We've been trying Ferber for like 2 months now. We'll do it, and then babies will STTN for a few days, but then they go right back to waking up in the middle of the night. We don't need it for bedtime---they go right to sleep drowsy but awake. The problem is they wake up between 2-3am every night and won't go back to sleep on their own (although they'll fall asleep just fine in bed with us if we let them). So, if you've had success with solving this, I'd love any advice. I also have a few questions:
1. When they wake up in the night, do you just start the intervals with that first cry? Or, do you go in and check them and then if they don't settle, then you start the intervals? I read Ferber but didn't see this addressed. We've been going in when they first cry, but maybe that's wrong.
2. Did some of you have more success with just plain CIO/extinction (I've also read HSHHC) than Ferber for night wakings?
3. When we go in to comfort them, we replace the paci. I'm thinking the paci might be part of the problem. I'm considering getting rid of them at night cold turkey, using either Ferber or maybe just moving right to CIO/extinction. Any advice?
When they wake up, they aren't hungry. They go to bed at 6:45pm and nap 2-3 hours per day. We get them up at 5am for a quick bottle, but then put them back down again until 7am (DH and I get ready for work from 5am-7am).
I'm desperate for advice. The middle-of-the-night sleeplessness is killing us.
Re: Ladies with Ferber or CIO success--advice needed
We just started sleep training Monday and have already had huge success. I was hesitant but have seen extreme results already.
Like you, our son goes to bed fine it's the night wakings. He is also still swaddled and gets a paci. Being swaddled he obviously can't replace himself or suck on his hand for soothing.
With the first cry we set the timer for 5 minutes and wait before going in, I was afraid he would cry the entire time, but he would cry for 30 seconds, fuss a little wait, and than cry again he was definitely testing us.
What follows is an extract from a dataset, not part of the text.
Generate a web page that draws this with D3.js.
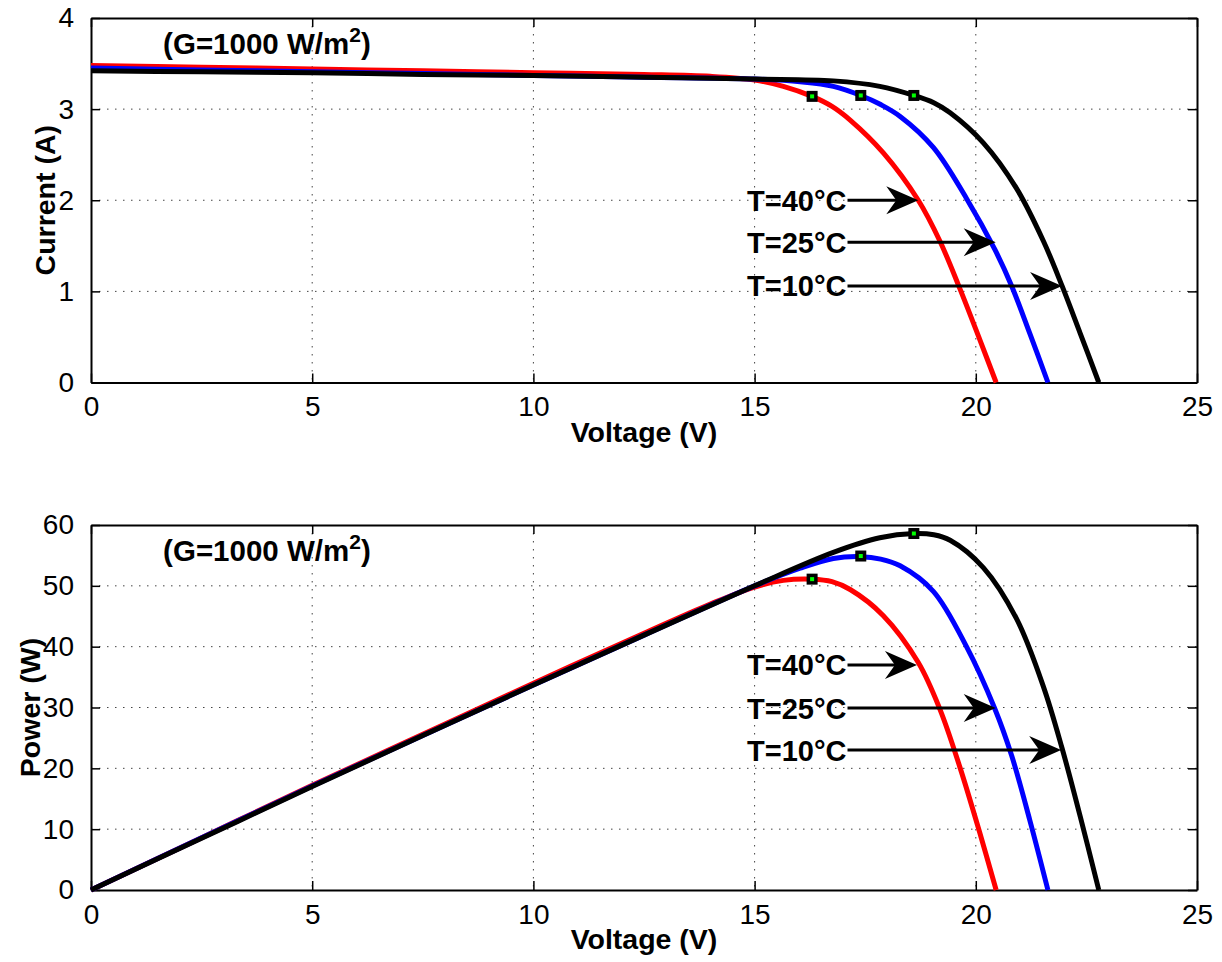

After 5 minutes we go in and sooth trying not to pick him up (so far we haven't had to pick him up). I wouldn't leave the room until he was calm with no fussing for 5 minutes. If he fussed at all I would help him sooth himself.
The next time he cried we waited 10 minutes and than same as above and than the 3rd time we'd wait 15 minutes. Any other wakings we stuck with 15 minutes. We didn't go longer than this.
In two days he's gone from waking every hour or 2 (between 10 pm-5 am) to just twice last night. He's even woken up fussed for 2-3 minutes and put himself back to sleep.
If he wakes up fussing after 5-6 hours without eating I do feed him though since I figure he's probably hungry. My main goal is to get rid of the 12-2 wakings and it's definitely working!
We only had to address 1 night wake up and we followed the intervals. We just looked on the video monitor to check her and since she was fine let her cry, which ended up being for ~3 minutes before she went back to sleep on her own.
Ferber was a lifesaver for us I hope it works for you.
We saw HUGE improvement in night wakings once our DS learned to fall asleep without the paci. We did Ferber to teach him to fall asleep without it. I'll give it to him early in the morning (5 am-ish) and he'll go back to sleep for another hour, but that's the extent of his wakings. When he was falling asleep with the paci, he was waking about every two hours.
As far a night wakings....I have a hard time letting him cry when he wakes up alone in the dark, so I've always gone to him when he wakes in the night.
We did Ferber to break the paci and then again to break the swaddle. Each time it worked amazing--one night of less than 15 minutes of crying. Lifesaver.
1. Yes, start the interval when you hear them cry. Let them cry 5, 10, 15 whatever your interval is THEN go in and check on them.
2. I did both and extinction worked really well but I had to redo the sleep training recently and did Ferber b/c he is more mobile now and wanted the peace of mind LO wasn't stuck in the corner of the bed or had an arm stuck in the crib rails. I think extinction has less crying.
3. Get rid of the paci at night. It makes for more wake ups. Ferber has a chapter on it.
Once we eliminated the paci at night we solved 90% of our problems.